Everything sounds great.
Now you hear from two people who work there.
“Management is incompetent, most likely from the Jurassic era,” says one.
“Hard to move up in your own department because people never leave,” says the other. “I’ve been here several years and have worked my butt off but still no awards even though I have gone above and beyond.”
Do you still take the job? What’s the worth of a university’s history and prestige, or the official line from managers, when you’ve heard testimony from your potential future colleagues about the day-to-day and future prospects?
This is a crude illustration of the “influence mix”: the three basic factors that guide our choices described in 2014 by Itamar Simonson of the Stanford Graduate School of Business.
A blend of our prior perceptions (P), marketing (M) and information from others (O) influences our decisions, according to Simonson. When any one factor claims our attention, the influence of the other two diminishes.
But the O in Simonson’s equation has never been more potent. One legacy of Web 2.0, the social web, is that everything gets reviewed. Access to opinion has become super-abundant and liberated from being a question of who you know, to more a question of where you look for answers.
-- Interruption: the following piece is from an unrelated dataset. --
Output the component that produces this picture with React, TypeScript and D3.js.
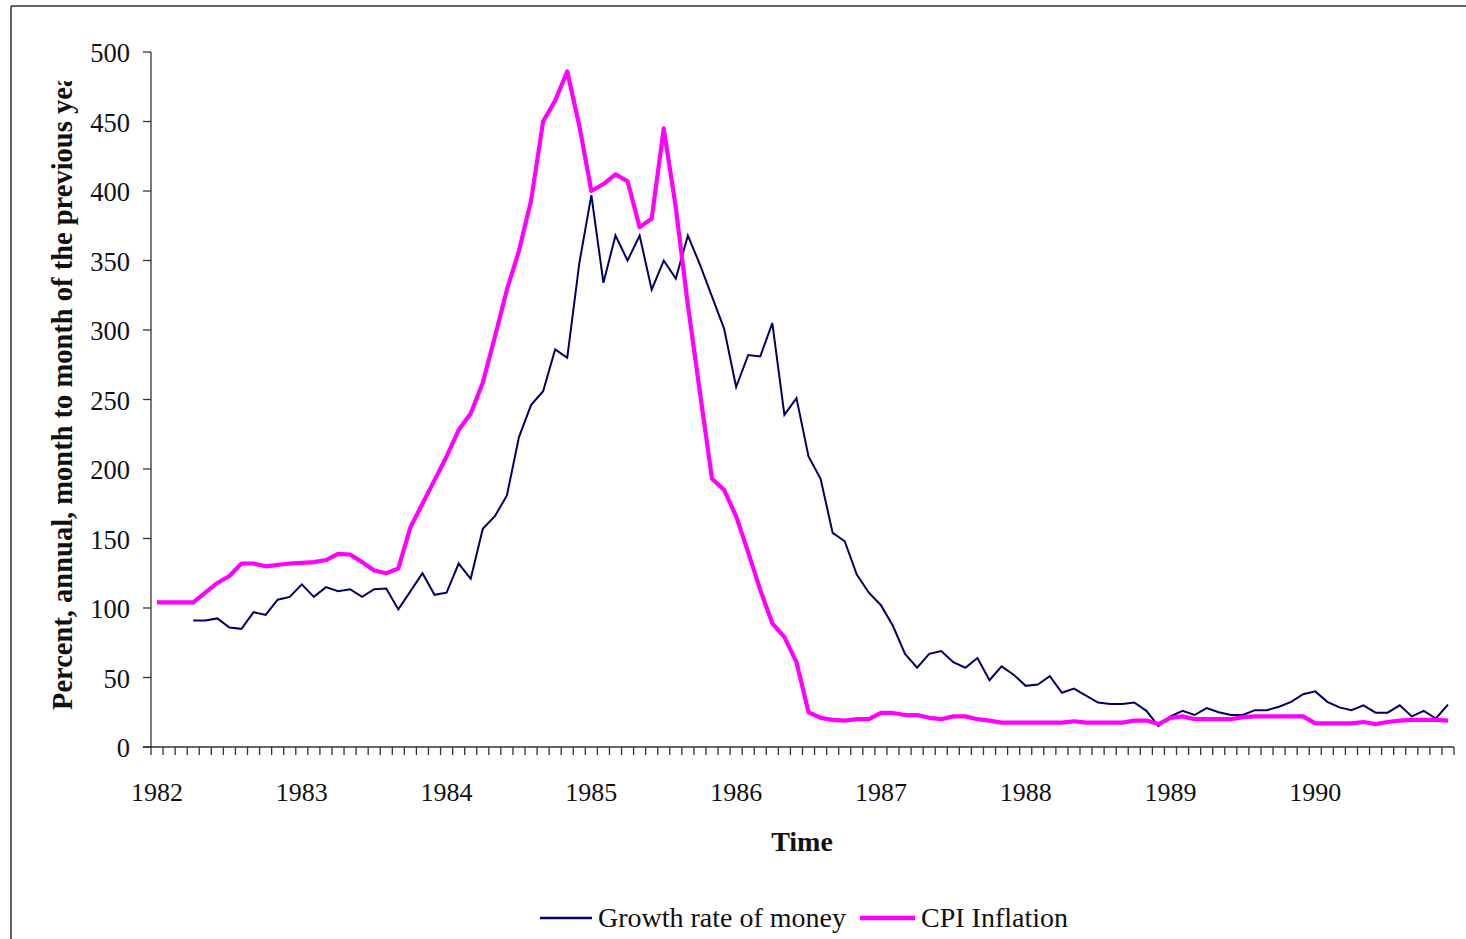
import React from "react";
import * as d3 from "d3";

const years = [1982, 1983, 1984, 1985, 1986, 1987, 1988, 1989, 1990];
const monthsPerYear = 12;
const yTicks = [0, 50, 100, 150, 200, 250, 300, 350, 400, 450, 500];

// Growth rate of money (starts April 1982)
const moneyGrowth: (number | null)[] = [
  null, null, null, 91, 91, 92.5, 86, 85, 97, 95, 106, 108,
  117, 108, 115, 112, 113.5, 108, 113.5, 114, 99, 112, 125, 109.5,
  111, 132, 121, 157, 166, 181, 223, 246, 256, 286, 280, 348,
  397, 334, 368, 350, 368, 329, 350, 337, 368, 347, 324, 301,
  259, 282, 281, 305, 239, 251, 209, 193, 154, 148, 124, 111,
  102, 87, 67, 57, 67, 69, 61, 57, 64, 48, 58, 52,
  44, 45, 51, 39, 42, 37, 32, 31, 31, 32, 26, 15,
  22, 26, 23, 28, 25, 23, 23, 26.5, 26.5, 29, 32.5, 38,
  40, 32.5, 28.5, 26.5, 30, 24.7, 24.7, 30, 22, 26, 20.5, 30.5,
];

// CPI inflation
const cpiInflation: (number | null)[] = [
  104, 104, 104, 104, 111, 118, 123, 132, 132, 130, 131, 132,
  132.5, 133, 134.5, 139, 138.5, 133, 127, 125, 128.5, 158, 175, 192,
  209, 228, 240, 262, 295, 329, 357, 393, 450, 465, 486, 447,
  400, 405, 412, 407, 374, 380, 445, 388, 318, 255, 193, 185,
  166, 140, 113, 89, 79, 61, 25, 21, 19.5, 19, 20, 20,
  24.5, 24.5, 23, 23, 21, 20, 22, 22, 20, 19, 17.5, 17.5,
  17.5, 17.5, 17.5, 17.5, 18.5, 17.5, 17.5, 17.5, 17.5, 19, 19, 16.5,
  21, 22, 20, 20, 20, 20, 21.5, 22, 22, 22, 22, 22,
  17, 17, 17, 17, 18, 16.5, 18, 19, 19.5, 19.5, 19.5, 19,
];

const seriesNames = ["Growth rate of money", "CPI Inflation"];

const W = 1466;
const H = 939;
const plot = { left: 151, right: 1454, top: 52, bottom: 747 };
const NAVY = "#000066";
const MAGENTA = "#ff00ff";
const AXIS = "#333333";
const FONT = "'Liberation Serif', 'Times New Roman', serif";

export default function App() {
  const months = d3.range(years.length * monthsPerYear);
  const x = d3.scaleBand<number>().domain(months).range([plot.left, plot.right]).padding(0);
  const bw = x.bandwidth();
  const cx = (i: number) => (x(i) as number) + bw / 2;
  const y = d3.scaleLinear().domain([0, 500]).range([plot.bottom, plot.top]);

  const line = d3
    .line<number | null>()
    .defined((d) => d != null)
    .x((_, i) => cx(i))
    .y((d) => y(d as number));

  const tickXs = [...months.map((i) => x(i) as number), plot.right];

  return (
    <svg
      width={W}
      height={H}
      style={{ position: "absolute", left: 0, top: 0, display: "block", background: "#fff" }}
      fontFamily={FONT}
    >
      <defs>
        <clipPath id="ylabclip">
          <rect x={0} y={81} width={150} height={H} />
        </clipPath>
      </defs>
      {/* frame */}
      <line x1={11} y1={6} x2={W} y2={6} stroke={AXIS} strokeWidth={1.5} />
      <line x1={11} y1={6} x2={11} y2={H} stroke={AXIS} strokeWidth={1.5} />

      {/* y axis */}
      <line x1={plot.left} y1={plot.top} x2={plot.left} y2={plot.bottom} stroke={AXIS} strokeWidth={1.3} />
      {yTicks.map((t) => (
        <g key={t}>
          <line x1={plot.left - 8} x2={plot.left} y1={y(t)} y2={y(t)} stroke={AXIS} strokeWidth={1.3} />
          <text x={130} y={y(t) + 10} textAnchor="end" fontSize={26.5} fill="#111">
            {t}
          </text>
        </g>
      ))}

      {/* x axis */}
      <line x1={plot.left - 8} y1={plot.bottom} x2={plot.right} y2={plot.bottom} stroke={AXIS} strokeWidth={1.3} />
      {tickXs.map((tx, k) => (
        <line key={k} x1={tx} x2={tx} y1={plot.bottom} y2={plot.bottom + 8} stroke={AXIS} strokeWidth={1.3} />
      ))}
      {years.map((yr, k) => (
        <text key={yr} x={cx(k * monthsPerYear)} y={801} textAnchor="middle" fontSize={26} fill="#111">
          {yr}
        </text>
      ))}

      {/* titles */}
      <text x={802} y={851} textAnchor="middle" fontSize={28} fontWeight="bold" fill="#111">
        Time
      </text>
      <g clipPath="url(#ylabclip)">
        <text
          transform={`translate(72,710) rotate(-90)`}
          textAnchor="start"
          fontSize={28.5}
          fontWeight="bold"
          fill="#111"
        >
          Percent, annual, month to month of the previous year
        </text>
      </g>

      {/* lines */}
      <path d={line(moneyGrowth) || ""} fill="none" stroke={NAVY} strokeWidth={2} strokeLinejoin="miter" />
      <path d={line(cpiInflation) || ""} fill="none" stroke={MAGENTA} strokeWidth={4.2} strokeLinejoin="round" />

      {/* legend */}
      <line x1={540} x2={592} y1={918} y2={918} stroke={NAVY} strokeWidth={2.5} />
      <text x={598} y={927} fontSize={28} fill="#111">
        {seriesNames[0]}
      </text>
      <line x1={860} x2={915} y1={918} y2={918} stroke={MAGENTA} strokeWidth={4.5} />
      <text x={921} y={927} fontSize={28} fill="#111">
        {seriesNames[1]}
      </text>
    </svg>
  );
}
Take the two quotations about what life is like at “one of the world’s most prestigious academic institutions” in our little thought experiment.
Both are real employee comments about one well-known US university taken from glassdoor.com.
It’s a website that carries individual anonymised reviews of thousands of companies and organisations around the world – attracting 40 million-plus visits from curious job candidates in the US in February alone this year.
You’ll find reviews of more than 4,000 universities.
You’ll find staff indicating the pros and cons of working in that organisation – in both academic and administrative roles – as well as salary ranges for jobs and even accounts of how job interviews and the recruitment process worked in particular departments.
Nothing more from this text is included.